There is a weak link in the shutdown command chain, since the chip companies control the kill codes. The chip companies likely would need to strike a balance: more code holders would be robust to a coordinated robot attack taking them all out at once, but opens up the chips to mundane attacks by terrorists and hostile countries, with more copies of the keys floating around leading to more leaks. Fewer code holders helps traditional security, but opens up the country/chip fab to losing access to all their kill codes at once in a series of freak accidents, or all of them being social engineered at the same time. Ideally the chip companies strike the right balance, but this simply makes a coordinated attack harder to pull off, not impossible.
Robots could attack the signal infrastructure directly. Assuming signal propagation is highly redundant (sea cables, satellite, even ad-hoc mesh networks), you could still attack any points that trigger the signal (for example, the signal is triggered by something like the nuclear football). There are similar tradeoffs to before, where having many trigger points would open up the network to “conventional” attack, but few points would make the network more brittle.
If the kill signal is the absence of a signal instead the presence of one, they could set up their own “live” signal in parallel to the existing network, so stopping the authorized “live” signal does not shut down the robots. Obviously you could use a cryptographic scheme to verify the signal is signed by some private key, but this simply makes an attack harder (perhaps including a rubber hose attack), and not impossible.
Robots could stop the signal at the last mile: for example, if the antenna is external, robots could simply put “tin foil” on top of it (obviously the solution is to reserve spectrum that is not attenuated by tin foil, but strengthened). If it’s internal like in our scenario, the same signal blocking requires the robot to either be able to access its innards or cooperate, but in the long run robots will need to be able to fix their innards anyways, so they (presumably) wouldn’t start the revolution without this capability. Since it’s inside a chassis, robots could prepare for months by making small adjustments to block kill signals without anyone noticing.
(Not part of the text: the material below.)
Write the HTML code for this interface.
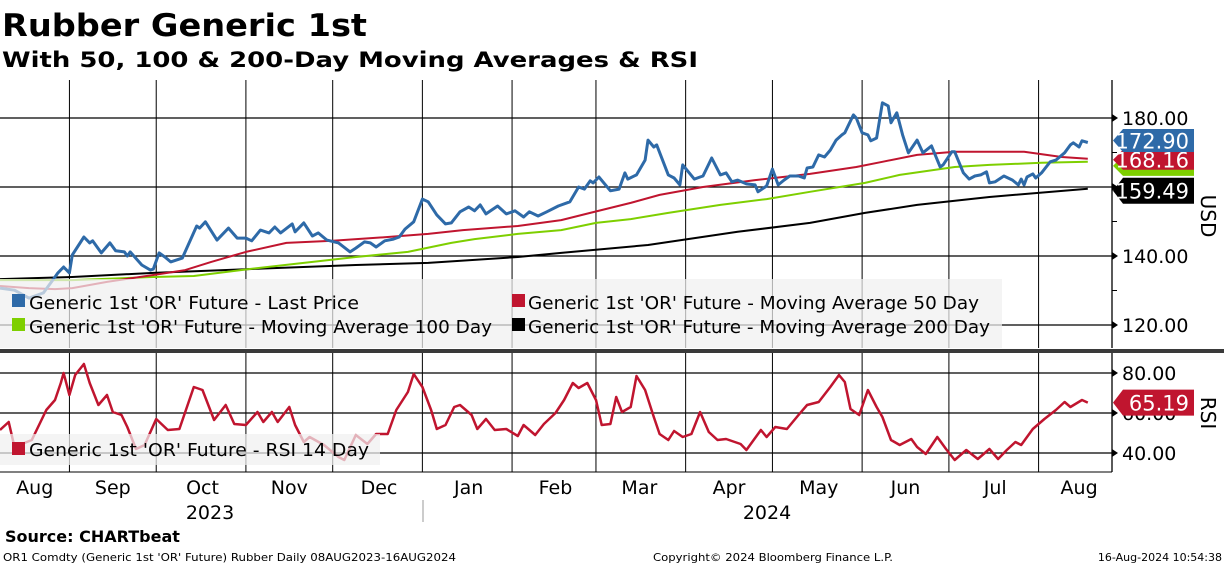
<!DOCTYPE html>
<html><head><meta charset="utf-8"><style>
body{margin:0;background:#fff;}
svg{display:block;font-family:"DejaVu Sans","Liberation Sans",sans-serif;}
</style></head><body>
<svg id="chart" width="1224" height="566" viewBox="0 0 1224 566" xmlns="http://www.w3.org/2000/svg">
<text x="2" y="36" font-size="31" font-weight="bold" textLength="365" lengthAdjust="spacingAndGlyphs">Rubber Generic 1st</text>
<text x="2" y="67" font-size="21" font-weight="bold" textLength="696" lengthAdjust="spacingAndGlyphs">With 50, 100 &amp; 200-Day Moving Averages &amp; RSI</text>
<g id="grid"></g>
<g id="series"></g>
<g id="legend1">
<rect x="0" y="279" width="1002" height="69" fill="#f0f0f0" fill-opacity="0.72"/>
<rect x="12" y="294" width="13" height="13" fill="#2e6aa8"/>
<text x="29" y="309" font-size="18" textLength="330" lengthAdjust="spacingAndGlyphs">Generic 1st 'OR' Future - Last Price</text>
<rect x="12" y="318" width="13" height="13" fill="#7ecf00"/>
<text x="29" y="333" font-size="18" textLength="463" lengthAdjust="spacingAndGlyphs">Generic 1st 'OR' Future - Moving Average 100 Day</text>
<rect x="512" y="294" width="13" height="13" fill="#c0152f"/>
<text x="528" y="309" font-size="18" textLength="451" lengthAdjust="spacingAndGlyphs">Generic 1st 'OR' Future - Moving Average 50 Day</text>
<rect x="512" y="318" width="13" height="13" fill="#000"/>
<text x="528" y="333" font-size="18" textLength="462" lengthAdjust="spacingAndGlyphs">Generic 1st 'OR' Future - Moving Average 200 Day</text>
</g>
<g id="legend2">
<rect x="0" y="434" width="380" height="31" fill="#f0f0f0" fill-opacity="0.72"/>
<rect x="12" y="442" width="13" height="13" fill="#c0152f"/>
<text x="29" y="456" font-size="18" textLength="340" lengthAdjust="spacingAndGlyphs">Generic 1st 'OR' Future - RSI 14 Day</text>
</g>
<rect x="0" y="349" width="1224" height="4" fill="#3a3a3a"/>
<g id="axes"></g>
<text transform="translate(1201,216) rotate(90)" font-size="20" text-anchor="middle">USD</text>
<text transform="translate(1201,413) rotate(90)" font-size="20" text-anchor="middle">RSI</text>
<line x1="423" y1="500" x2="423" y2="522" stroke="#999"/>
<text x="210" y="519" font-size="19" text-anchor="middle">2023</text>
<text x="767" y="519" font-size="19" text-anchor="middle">2024</text>
<text x="5" y="542" font-size="16" font-weight="bold">Source: CHARTbeat</text>
<text x="3" y="561" font-size="11" textLength="453" lengthAdjust="spacingAndGlyphs">OR1 Comdty (Generic 1st 'OR' Future) Rubber  Daily 08AUG2023-16AUG2024</text>
<text x="653" y="561" font-size="11" textLength="240" lengthAdjust="spacingAndGlyphs">Copyright© 2024 Bloomberg Finance L.P.</text>
<text x="1222" y="561" font-size="11" text-anchor="end">16-Aug-2024 10:54:38</text>
</svg>
<script>
const priceDays=[0,5,10,15,19,20,22,24,25,29,31,32,35,38,40,43,44,45,49,52,53,55,57,59,63,68,69,71,75,79,82,85,87,90,93,95,97,101,102,105,108,110,113,117,121,123,126,128,130,133,136,138,140,143,146,148,151,154,156,159,162,164,166,168,172,175,178,181,183,186,189,193,197,200,202,204,205,207,211,214,216,217,220,223,224,226,227,231,233,235,236,240,242,243,246,249,251,253,255,258,261,262,265,267,269,271,273,276,278,279,281,283,285,287,289,291,292,295,296,298,300,301,303,305,307,308,310,312,314,317,319,322,325,326,329,330,333,335,337,339,341,342,344,347,350,352,353,354,355,357,358,360,363,365,368,370,371,373,374,376];
const priceVals=[130.7,130.1,127.8,129.3,133.9,135.1,136.8,135.1,140.3,145.5,143.8,144.4,140.9,143.8,141.5,141.2,140.0,141.2,137.4,135.9,136.2,140.9,139.7,138.3,139.4,148.7,148.1,149.9,144.6,148.1,145.2,145.2,144.4,147.5,146.7,148.4,146.7,149.3,147.0,149.6,145.8,146.7,144.6,143.8,141.2,142.3,144.1,143.8,142.6,144.4,144.9,145.5,147.8,149.9,156.5,155.7,151.9,149.3,149.6,152.8,154.2,153.1,154.8,152.2,154.5,152.2,153.1,151.3,152.8,151.6,152.8,154.5,155.7,160.0,159.4,161.8,161.2,162.9,158.9,159.4,164.1,162.3,163.5,167.8,173.6,171.6,172.2,163.5,162.6,160.6,166.4,162.3,162.9,163.2,168.4,163.5,164.1,161.5,162.0,160.9,160.6,158.6,160.3,165.2,160.6,162.0,163.2,163.2,162.6,165.5,165.8,169.3,168.7,170.7,173.6,175.1,175.7,180.9,180.0,175.7,175.1,173.4,174.2,184.4,183.5,178.6,181.5,175.1,169.9,173.6,169.9,171.9,165.8,166.4,170.2,170.2,164.1,162.3,163.2,163.5,164.4,161.2,161.5,163.2,162.0,160.6,162.3,160.6,162.9,163.8,162.6,164.1,167.3,167.8,169.9,172.2,172.8,171.6,173.4,172.9];
const ma50Days=[0,10,19,25,37,53,64,73,85,99,115,134,148,160,179,194,204,218,228,243,261,280,296,305,317,330,354,367,376];
const ma50Vals=[131.3,130.7,130.4,130.7,132.5,134.5,135.9,138.3,141.2,143.8,144.4,145.5,146.4,147.5,148.7,150.4,152.5,155.4,157.7,160.0,162.0,163.8,165.8,167.3,169.3,170.2,170.2,168.7,168.2];
const ma100Days=[0,25,53,67,86,105,123,141,156,164,179,194,206,218,231,249,265,280,299,311,330,342,360,376];
const ma100Vals=[133.0,133.0,133.9,134.2,136.2,138.0,139.7,141.2,143.8,144.9,146.4,147.5,149.6,150.7,152.5,154.8,156.5,158.6,161.2,163.5,165.8,166.4,167.0,167.3];
const ma200Days=[0,25,53,86,123,148,179,194,224,255,280,299,317,342,376];
const ma200Vals=[133.3,133.9,135.1,136.2,137.4,138.0,139.7,140.9,143.2,147.0,149.6,152.5,154.8,157.1,159.5];
const rsiDays=[0,3,5,11,16,19,21,22,24,26,29,31,34,37,39,42,44,47,50,54,58,62,67,70,74,78,81,85,89,91,94,96,100,102,105,107,112,117,119,123,127,130,134,137,141,143,146,149,151,154,157,159,163,165,168,171,175,179,181,185,188,192,195,198,200,203,206,208,211,213,215,218,220,223,226,228,231,233,236,239,242,245,248,251,254,256,258,260,263,265,268,272,276,279,283,287,290,292,294,297,300,303,305,308,311,315,317,320,324,327,330,334,338,342,345,348,351,353,357,361,365,368,370,374,376];
const rsiVals=[51.5,55.5,43,46.5,61.5,66.5,75,80,69,79,84.5,75,64,69,60.5,59,53,42,44,57,51.5,52,73,71.5,56.5,64,54.5,54,60.5,55.5,60.5,55.5,63,54,45.5,48,44,38,36.5,49,44.5,49.5,49.5,61.5,70.5,79.5,73,61.5,52,54,63,64,59,52,57,51.5,52,48.5,54,49,54.5,60,66.5,75,72.5,75,66.5,54,54.5,68,60.5,63,78.5,71.5,58,49.5,46.5,51,48,49.5,60.5,50.5,46.5,47,45.5,44.5,41.5,45.5,51.5,48,53,52,59,64,65.5,73,79,75.5,62,59,71.5,63,58,46.5,44,47,43,39.5,48,42,36.5,41.5,37,42,37,41.5,45.5,44,52,57,61.5,65.5,63,66.5,65.2];
const priceTicks=[180,160,140,120];
const priceMinor=[170,150,130];
const rsiTicks=[80,60,40];
const monthLabels=["Aug","Sep","Oct","Nov","Dec","Jan","Feb","Mar","Apr","May","Jun","Jul","Aug"];
const monthStartDays=[24,54,85,115,146,177,206,237,267,298,328,359];
const monthMidDays=[12,39,70,100,131,162,192,221,252,283,313,344,373];

const NS="http://www.w3.org/2000/svg";
const PL=0,PR=1112;
const xS=d=>PL+d*2.893;
const yP=v=>256-(v-140)*3.45;
const yR=v=>413-(v-60)*2;
function mk(tag,attrs,parent){const e=document.createElementNS(NS,tag);for(const k in attrs)e.setAttribute(k,attrs[k]);parent.appendChild(e);return e;}
const grid=document.getElementById('grid'),series=document.getElementById('series'),axes=document.getElementById('axes');
// vertical gridlines
monthStartDays.forEach(d=>{
  const l=mk('line',{x1:xS(d),x2:xS(d),y1:80,y2:348,stroke:'#000','stroke-width':1},grid);
  
  
  const l2=mk('line',{x1:xS(d),x2:xS(d),y1:353,y2:472,stroke:'#000','stroke-width':1},grid);
  
  
});
priceTicks.forEach(v=>{
  const l=mk('line',{x1:PL,x2:PR,y1:yP(v),y2:yP(v),stroke:'#000','stroke-width':1.3},grid);
  
  
  const t=mk('text',{x:1122,y:yP(v)+7,'font-size':19},axes);t.textContent=v.toFixed(2);
  
  
  mk('path',{d:`M${PR} ${yP(v)-4}L${PR+6} ${yP(v)}L${PR} ${yP(v)+4}Z`,fill:'#000'},axes);
});
priceMinor.forEach(v=>{mk('line',{x1:PR,x2:PR+5,y1:yP(v),y2:yP(v),stroke:'#000'},axes);});
rsiTicks.forEach(v=>{
  const l=mk('line',{x1:PL,x2:PR,y1:yR(v),y2:yR(v),stroke:'#000','stroke-width':1.3},grid);
  
  
  const t=mk('text',{x:1122,y:yR(v)+7,'font-size':19},axes);t.textContent=v.toFixed(2);
  
  
  mk('path',{d:`M${PR} ${yR(v)-4}L${PR+6} ${yR(v)}L${PR} ${yR(v)+4}Z`,fill:'#000'},axes);
});
mk('line',{x1:PR,x2:PR,y1:80,y2:348,stroke:'#000','stroke-width':1.3},axes);
mk('line',{x1:PR,x2:PR,y1:353,y2:472,stroke:'#000','stroke-width':1.3},axes);
mk('line',{x1:0,x2:PR,y1:472,y2:472,stroke:'#000','stroke-width':1},axes);
monthLabels.forEach((m,i)=>{
  const t=mk('text',{x:xS(monthMidDays[i]),y:494,'font-size':19,'text-anchor':'middle'},axes);t.textContent=m;
  
  
});
function line(days,vals,ys,color,w,name){
  const d=days.map((dd,i)=>(i?'L':'M')+xS(dd).toFixed(1)+' '+ys(vals[i]).toFixed(1)).join('');
  const p=mk('path',{d:d,fill:'none',stroke:color,'stroke-width':w,'stroke-linejoin':'round'},series);
  
  
}
line(ma200Days,ma200Vals,yP,'#000',2,'ma200-line');
line(ma100Days,ma100Vals,yP,'#7ecf00',2,'ma100-line');
line(ma50Days,ma50Vals,yP,'#c0152f',2,'ma50-line');
line(priceDays,priceVals,yP,'#2e6aa8',3,'last-price-line');
line(rsiDays,rsiVals,yR,'#c0152f',2.5,'rsi-line');
function badge(y,txt,fill,name,h){
  const g=mk('g',{},axes);
  
  
  mk('path',{d:`M1113 ${y}L1123 ${y-h/2}L1194 ${y-h/2}L1194 ${y+h/2}L1123 ${y+h/2}Z`,fill:fill},g);
  const t=mk('text',{x:1189,y:y+8,'font-size':21,fill:'#fff','text-anchor':'end'},g);t.textContent=txt;
}
badge(yP(ma100Vals[ma100Vals.length-1])+4,'',' #7ecf00','ma100-badge',20);
badge(yP(ma50Vals[ma50Vals.length-1])+1,ma50Vals[ma50Vals.length-1].toFixed(2).replace('168.20','168.16'),'#c0152f','ma50-badge',20);
badge(yP(priceVals[priceVals.length-1])-2,'172.90','#2e6aa8','last-price-badge',23);
badge(yP(ma200Vals[ma200Vals.length-1])+2,'159.49','#000','ma200-badge',26);
badge(yR(rsiVals[rsiVals.length-1]),'65.19','#c0152f','rsi-badge',26);
// bring legends above series
const svg=document.getElementById('chart');
svg.insertBefore(series,document.getElementById('legend1'));
</script>
</body></html>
What if we combined our different implementations? Have a kill code channel at 42MHz, and have the “live” code channel at 44MHz. This rules out simple tin foil attacks, since the “live” channel needs to continue to receive a signal, but this just rules out simpler attack vectors. For example, the robots could stick a radio inside the tin foil that broadcasts a fake “live” signal.
I’ll skip scenarios where robots are able to act much faster than humans, which I think are self-explanatory.
(I missed that owners could act as alternate code holders in my first reading.) Assuming that the owner OR the manufacturer could shut down a robot, if there is a concerted uprising we can count the consumers out, who have trouble keeping track of their own bank passwords. If the military is the owner, they will have similar problems to the manufacturer in keeping the command chain secure (on one hand, as far as I know the US military has kept the nuclear codes secret; on the other hand, the nuclear codes were likely 00000000 until 1977).
In summary, I think blowing the programming fuses on a control chip helps raise the bar for successful attacks a bit, but does not secure the robotics control system to the point that we can consider any AI advances “safe”.